[start of DATA SUPPLIED]

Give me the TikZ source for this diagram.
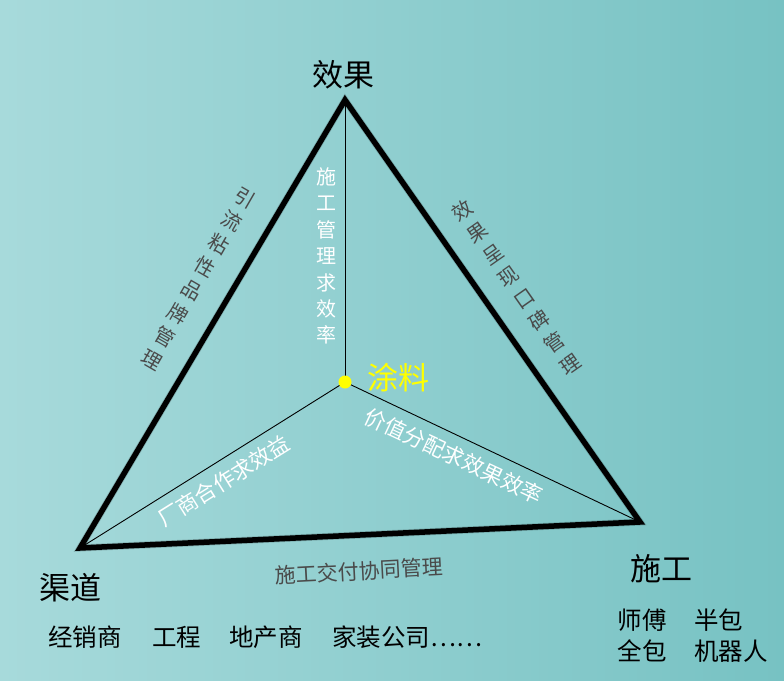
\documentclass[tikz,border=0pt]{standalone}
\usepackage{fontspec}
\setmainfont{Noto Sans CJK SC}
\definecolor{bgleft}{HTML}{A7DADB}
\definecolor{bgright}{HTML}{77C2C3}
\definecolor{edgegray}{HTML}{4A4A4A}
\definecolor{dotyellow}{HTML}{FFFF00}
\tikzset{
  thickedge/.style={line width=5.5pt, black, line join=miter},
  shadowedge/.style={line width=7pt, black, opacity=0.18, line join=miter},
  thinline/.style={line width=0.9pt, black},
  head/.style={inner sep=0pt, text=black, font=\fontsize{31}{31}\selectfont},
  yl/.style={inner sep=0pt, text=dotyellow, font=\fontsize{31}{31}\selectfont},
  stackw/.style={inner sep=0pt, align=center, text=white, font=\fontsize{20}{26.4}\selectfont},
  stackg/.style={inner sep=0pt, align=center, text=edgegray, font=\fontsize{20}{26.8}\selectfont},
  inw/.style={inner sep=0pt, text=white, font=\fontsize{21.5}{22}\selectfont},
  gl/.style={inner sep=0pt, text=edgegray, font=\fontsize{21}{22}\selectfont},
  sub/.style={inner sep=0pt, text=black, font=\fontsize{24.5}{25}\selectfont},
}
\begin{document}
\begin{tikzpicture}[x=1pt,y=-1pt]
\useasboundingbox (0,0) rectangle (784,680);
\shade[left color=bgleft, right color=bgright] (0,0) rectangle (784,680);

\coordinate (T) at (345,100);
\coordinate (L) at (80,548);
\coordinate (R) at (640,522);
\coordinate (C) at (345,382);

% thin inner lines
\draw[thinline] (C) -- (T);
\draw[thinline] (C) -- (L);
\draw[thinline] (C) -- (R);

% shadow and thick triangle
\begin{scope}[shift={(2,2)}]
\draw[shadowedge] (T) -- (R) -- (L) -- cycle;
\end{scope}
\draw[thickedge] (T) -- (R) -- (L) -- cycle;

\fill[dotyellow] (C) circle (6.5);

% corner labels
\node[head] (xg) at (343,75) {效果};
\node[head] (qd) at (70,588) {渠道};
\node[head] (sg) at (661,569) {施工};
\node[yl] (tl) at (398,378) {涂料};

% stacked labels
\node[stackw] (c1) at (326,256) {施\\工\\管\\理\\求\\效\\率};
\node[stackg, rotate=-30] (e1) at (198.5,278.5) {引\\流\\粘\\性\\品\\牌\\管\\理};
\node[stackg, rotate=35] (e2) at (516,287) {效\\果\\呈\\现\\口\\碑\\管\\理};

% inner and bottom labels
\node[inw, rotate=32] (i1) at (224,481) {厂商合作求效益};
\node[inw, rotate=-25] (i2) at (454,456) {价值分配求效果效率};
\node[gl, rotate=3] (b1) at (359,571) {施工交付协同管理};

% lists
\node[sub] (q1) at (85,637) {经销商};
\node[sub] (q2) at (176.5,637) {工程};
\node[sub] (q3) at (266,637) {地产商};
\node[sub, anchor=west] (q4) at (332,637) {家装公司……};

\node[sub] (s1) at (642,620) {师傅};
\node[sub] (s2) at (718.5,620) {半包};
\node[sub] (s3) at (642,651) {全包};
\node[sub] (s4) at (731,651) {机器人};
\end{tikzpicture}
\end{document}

[end of DATA SUPPLIED]
[start of DATA SUPPLIED]

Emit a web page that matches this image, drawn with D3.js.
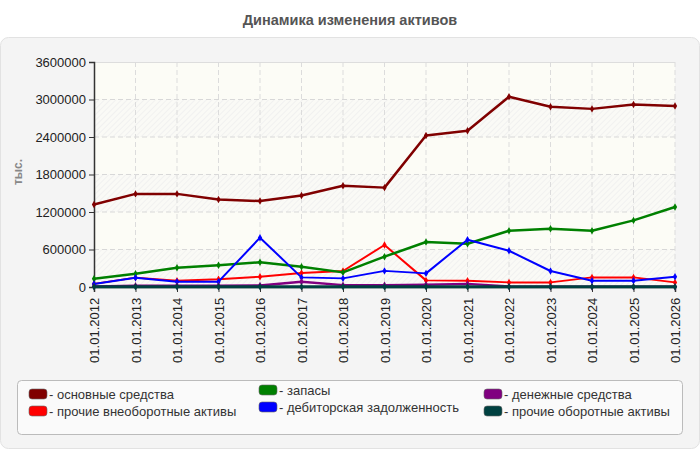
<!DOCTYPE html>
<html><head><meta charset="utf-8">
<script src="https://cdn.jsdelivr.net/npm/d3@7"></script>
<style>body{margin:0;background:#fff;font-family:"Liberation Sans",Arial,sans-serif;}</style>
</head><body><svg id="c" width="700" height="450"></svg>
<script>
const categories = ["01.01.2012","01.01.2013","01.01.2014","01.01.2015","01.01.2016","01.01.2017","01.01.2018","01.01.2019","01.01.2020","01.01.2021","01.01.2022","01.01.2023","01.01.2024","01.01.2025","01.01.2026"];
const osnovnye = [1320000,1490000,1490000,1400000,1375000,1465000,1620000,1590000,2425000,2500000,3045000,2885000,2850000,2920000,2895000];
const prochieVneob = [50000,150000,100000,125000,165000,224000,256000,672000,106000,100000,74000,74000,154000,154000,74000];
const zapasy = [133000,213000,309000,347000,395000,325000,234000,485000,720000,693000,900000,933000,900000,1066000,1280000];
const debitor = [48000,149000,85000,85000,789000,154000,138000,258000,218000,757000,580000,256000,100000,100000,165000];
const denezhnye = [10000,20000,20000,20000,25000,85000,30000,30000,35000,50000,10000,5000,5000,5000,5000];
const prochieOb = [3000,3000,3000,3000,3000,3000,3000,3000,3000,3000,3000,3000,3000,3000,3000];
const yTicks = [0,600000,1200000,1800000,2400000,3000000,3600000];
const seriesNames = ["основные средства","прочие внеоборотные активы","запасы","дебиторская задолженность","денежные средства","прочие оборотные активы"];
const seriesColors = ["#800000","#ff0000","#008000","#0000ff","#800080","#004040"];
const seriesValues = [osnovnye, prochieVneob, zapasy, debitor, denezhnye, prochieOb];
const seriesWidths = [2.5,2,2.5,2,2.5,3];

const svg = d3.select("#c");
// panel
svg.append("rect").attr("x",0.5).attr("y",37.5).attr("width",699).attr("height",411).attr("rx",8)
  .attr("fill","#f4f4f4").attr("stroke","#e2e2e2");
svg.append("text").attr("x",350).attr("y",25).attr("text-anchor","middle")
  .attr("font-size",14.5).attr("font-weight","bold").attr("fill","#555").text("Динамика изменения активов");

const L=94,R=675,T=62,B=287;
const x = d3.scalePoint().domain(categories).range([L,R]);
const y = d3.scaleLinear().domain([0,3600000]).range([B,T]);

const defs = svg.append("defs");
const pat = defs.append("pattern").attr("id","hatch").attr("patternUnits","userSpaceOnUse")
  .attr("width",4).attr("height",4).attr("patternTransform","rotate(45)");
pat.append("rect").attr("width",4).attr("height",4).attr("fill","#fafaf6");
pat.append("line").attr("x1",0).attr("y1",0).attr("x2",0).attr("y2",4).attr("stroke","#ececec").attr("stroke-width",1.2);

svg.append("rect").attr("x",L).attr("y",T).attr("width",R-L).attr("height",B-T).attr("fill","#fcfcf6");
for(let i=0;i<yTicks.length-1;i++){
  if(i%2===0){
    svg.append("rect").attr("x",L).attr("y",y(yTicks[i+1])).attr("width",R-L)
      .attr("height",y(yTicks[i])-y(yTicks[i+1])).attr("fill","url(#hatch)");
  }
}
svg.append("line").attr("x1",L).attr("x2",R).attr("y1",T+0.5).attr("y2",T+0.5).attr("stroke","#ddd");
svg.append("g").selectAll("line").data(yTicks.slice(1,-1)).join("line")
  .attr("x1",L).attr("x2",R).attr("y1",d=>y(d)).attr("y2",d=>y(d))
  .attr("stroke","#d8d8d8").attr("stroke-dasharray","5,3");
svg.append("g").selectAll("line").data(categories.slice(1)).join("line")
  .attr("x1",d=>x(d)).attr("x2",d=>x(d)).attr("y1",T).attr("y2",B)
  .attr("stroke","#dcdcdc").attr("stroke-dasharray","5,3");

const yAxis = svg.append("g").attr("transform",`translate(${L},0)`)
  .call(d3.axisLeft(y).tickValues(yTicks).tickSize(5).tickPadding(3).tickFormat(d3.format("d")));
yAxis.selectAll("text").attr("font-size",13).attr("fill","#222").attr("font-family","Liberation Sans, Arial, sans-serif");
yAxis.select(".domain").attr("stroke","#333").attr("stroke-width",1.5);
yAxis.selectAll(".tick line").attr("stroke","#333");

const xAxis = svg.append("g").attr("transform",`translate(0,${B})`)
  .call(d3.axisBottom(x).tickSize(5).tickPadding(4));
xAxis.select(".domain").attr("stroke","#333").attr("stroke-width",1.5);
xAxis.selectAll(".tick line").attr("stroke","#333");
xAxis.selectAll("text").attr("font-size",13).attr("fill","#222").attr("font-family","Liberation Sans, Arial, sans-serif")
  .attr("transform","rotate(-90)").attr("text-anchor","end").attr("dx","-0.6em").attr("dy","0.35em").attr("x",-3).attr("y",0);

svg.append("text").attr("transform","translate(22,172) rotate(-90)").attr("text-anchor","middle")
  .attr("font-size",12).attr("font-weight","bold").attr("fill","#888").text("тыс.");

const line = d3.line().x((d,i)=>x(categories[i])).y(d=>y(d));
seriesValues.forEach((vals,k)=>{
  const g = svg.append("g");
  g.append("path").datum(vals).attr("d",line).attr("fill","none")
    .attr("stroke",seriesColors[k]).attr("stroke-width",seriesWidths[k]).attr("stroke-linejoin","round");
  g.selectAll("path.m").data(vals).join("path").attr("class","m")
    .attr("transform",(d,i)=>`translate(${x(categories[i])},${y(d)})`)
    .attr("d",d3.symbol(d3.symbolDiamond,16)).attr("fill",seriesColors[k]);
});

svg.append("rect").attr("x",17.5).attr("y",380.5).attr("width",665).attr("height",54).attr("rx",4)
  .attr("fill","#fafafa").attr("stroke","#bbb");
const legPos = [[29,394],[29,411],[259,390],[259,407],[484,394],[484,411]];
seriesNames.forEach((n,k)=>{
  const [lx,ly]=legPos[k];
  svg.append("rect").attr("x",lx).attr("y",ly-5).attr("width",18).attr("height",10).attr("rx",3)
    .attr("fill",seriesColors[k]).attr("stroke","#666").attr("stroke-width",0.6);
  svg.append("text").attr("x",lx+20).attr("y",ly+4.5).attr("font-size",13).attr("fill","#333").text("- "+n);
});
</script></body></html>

[end of DATA SUPPLIED]

EXERCISE PROMPT —
Take the material above and output only the lines from the one that contains "Give me the TikZ source for this diagram." through the one that contains "rotate=3] (b1) at", ends included and images left out.

SOLUTION TO THIS TASK —
Give me the TikZ source for this diagram.
\documentclass[tikz,border=0pt]{standalone}
\usepackage{fontspec}
\setmainfont{Noto Sans CJK SC}
\definecolor{bgleft}{HTML}{A7DADB}
\definecolor{bgright}{HTML}{77C2C3}
\definecolor{edgegray}{HTML}{4A4A4A}
\definecolor{dotyellow}{HTML}{FFFF00}
\tikzset{
  thickedge/.style={line width=5.5pt, black, line join=miter},
  shadowedge/.style={line width=7pt, black, opacity=0.18, line join=miter},
  thinline/.style={line width=0.9pt, black},
  head/.style={inner sep=0pt, text=black, font=\fontsize{31}{31}\selectfont},
  yl/.style={inner sep=0pt, text=dotyellow, font=\fontsize{31}{31}\selectfont},
  stackw/.style={inner sep=0pt, align=center, text=white, font=\fontsize{20}{26.4}\selectfont},
  stackg/.style={inner sep=0pt, align=center, text=edgegray, font=\fontsize{20}{26.8}\selectfont},
  inw/.style={inner sep=0pt, text=white, font=\fontsize{21.5}{22}\selectfont},
  gl/.style={inner sep=0pt, text=edgegray, font=\fontsize{21}{22}\selectfont},
  sub/.style={inner sep=0pt, text=black, font=\fontsize{24.5}{25}\selectfont},
}
\begin{document}
\begin{tikzpicture}[x=1pt,y=-1pt]
\useasboundingbox (0,0) rectangle (784,680);
\shade[left color=bgleft, right color=bgright] (0,0) rectangle (784,680);

\coordinate (T) at (345,100);
\coordinate (L) at (80,548);
\coordinate (R) at (640,522);
\coordinate (C) at (345,382);

% thin inner lines
\draw[thinline] (C) -- (T);
\draw[thinline] (C) -- (L);
\draw[thinline] (C) -- (R);

% shadow and thick triangle
\begin{scope}[shift={(2,2)}]
\draw[shadowedge] (T) -- (R) -- (L) -- cycle;
\end{scope}
\draw[thickedge] (T) -- (R) -- (L) -- cycle;

\fill[dotyellow] (C) circle (6.5);

% corner labels
\node[head] (xg) at (343,75) {效果};
\node[head] (qd) at (70,588) {渠道};
\node[head] (sg) at (661,569) {施工};
\node[yl] (tl) at (398,378) {涂料};

% stacked labels
\node[stackw] (c1) at (326,256) {施\\工\\管\\理\\求\\效\\率};
\node[stackg, rotate=-30] (e1) at (198.5,278.5) {引\\流\\粘\\性\\品\\牌\\管\\理};
\node[stackg, rotate=35] (e2) at (516,287) {效\\果\\呈\\现\\口\\碑\\管\\理};

% inner and bottom labels
\node[inw, rotate=32] (i1) at (224,481) {厂商合作求效益};
\node[inw, rotate=-25] (i2) at (454,456) {价值分配求效果效率};
\node[gl, rotate=3] (b1) at (359,571) {施工交付协同管理};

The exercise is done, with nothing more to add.